Cardinal Prevost Celebrates Augustine’s Legacy: Emphasizing the Search for God in Modern Lives

by time news

The Prefect of the Dicastery for Bishops celebrated yesterday afternoon in Rome the solemn liturgical commemoration of the great Father of the Church, in which several religious, nuns, and laity from the Augustinian family participated. In his homily, the cardinal emphasized that, as taught by the experience of the Bishop of Hippo, it is the encounter with Christ that changes a person’s life; without God, we always lack something.

Tiziana Campisi – Vatican City

It is necessary to rediscover the thirst for God, that thirst we often try to “satisfy with other things,” but which is not quenched unless we open our lives to an encounter with Christ: this is the message that St. Augustine offers to today’s society, especially to young people. This was stated by Cardinal Robert Prevost, Prefect of the Dicastery for Bishops, an Augustinian religious, who yesterday afternoon presided over the solemn mass of the liturgical commemoration of the Bishop of Hippo, Doctor of the Church, concelebrated with his Augustinian brother Monsignor Luis Marín de San Martín, Undersecretary of the Synod of Bishops, Monsignor Flavien Rami Al-Kabalan, Apostolic Visitor for the Syrian faithful in Western Europe and Procurator of the Patriarchate of Antioch of the Syrians to the Holy See, and several priests.

In his homily, the cardinal explained that “the human need to seek God, to find the true source of life and love, arises in our hearts, cries out like a voice from the silence within each of us, and makes us feel that with God we can find the meaning of life,” because without God, we always lack something; we lack “light,” we lack “direction in our lives.”

The example of the first Christian communities

Before the hundreds of faithful present at the celebration, among them several religious and nuns who follow the rule of St. Augustine, Cardinal Prevost highlighted the importance of the encounter with God that is experienced when we gather in community, as derived from the Acts of the Apostles in the pages that describe the life of the first Christian communities, who listened to the teachings of the apostles, lived in communion breaking bread, and prayed together.

Prayer is “so essential in our lives,” the prefect of the Dicastery for Bishops added, praying, entering into relation with the Lord, not only to ask for what the heart desires, “but above all to live in the Love of God.” Thus, in the family, in the community, in the parish, prayer, listening to the Word, and dialogue about faith can help rediscover the restlessness and enter into a deeper relationship of love with God, said the cardinal, emphasizing the prayer that the Pope wished to dedicate this year to adequately prepare for the Jubilee. A prayer that St. Monica, the mother of St. Augustine, never tired of directing to God, whom the Church remembered yesterday, August 27, and whom Francis wished to venerate by visiting her tomb, the cardinal recalled.

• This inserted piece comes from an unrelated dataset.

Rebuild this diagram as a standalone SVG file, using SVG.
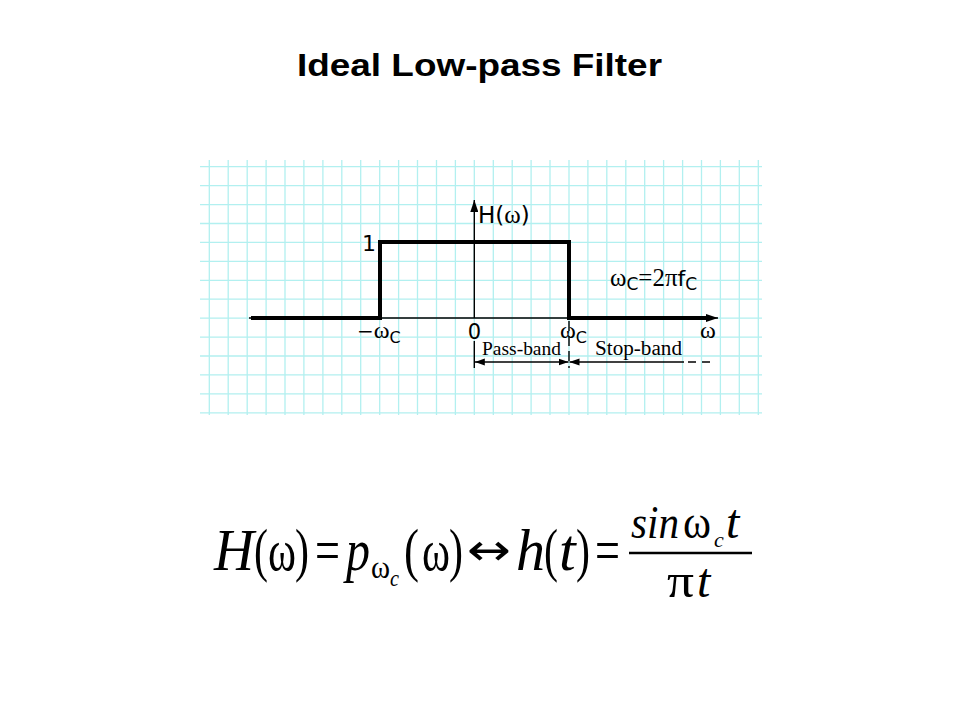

The Basilica of St. Augustine in Rome crowded with believers

The Basilica of St. Augustine in Rome crowded with believers

Keeping the restlessness of the heart alive

Returning to the liturgical commemoration of St. Augustine, Prevost also recalled that exactly eleven years ago, shortly after his election, Pope Francis celebrated with the Augustinians the opening mass of their General Chapter, and that on that occasion the Pontiff stopped in his reflection on the restlessness that the great Father of the Church evokes in today’s man and that must be kept alive: “the restlessness of spiritual search, the restlessness of encounter with God, the restlessness of love.”

In short, Francis invites us to look at this thirst, this “desire that arises in our hearts and seeks an answer, a relationship”; that seeks authentic love. The restlessness of the heart leads Augustine “to a personal encounter with Christ, leads him to understand that the God he sought far from himself is the God close to every human being, the God close to our heart, more intimate to us than we are to ourselves,” the Pope pointed out on August 28, 2013, adding that “in his discovery and encounter with God, Augustine does not stop, does not rest, does not close himself up as someone who has already arrived, but continues on the path. Because “the restlessness of the search for truth, the search for God, becomes the restlessness of knowing him more and of going out of himself to make him known to others.” Therefore, at the end of his homily, he urged us to pray to St. Augustine so that this restlessness may be rediscovered and that every person may have the desire for the love of God.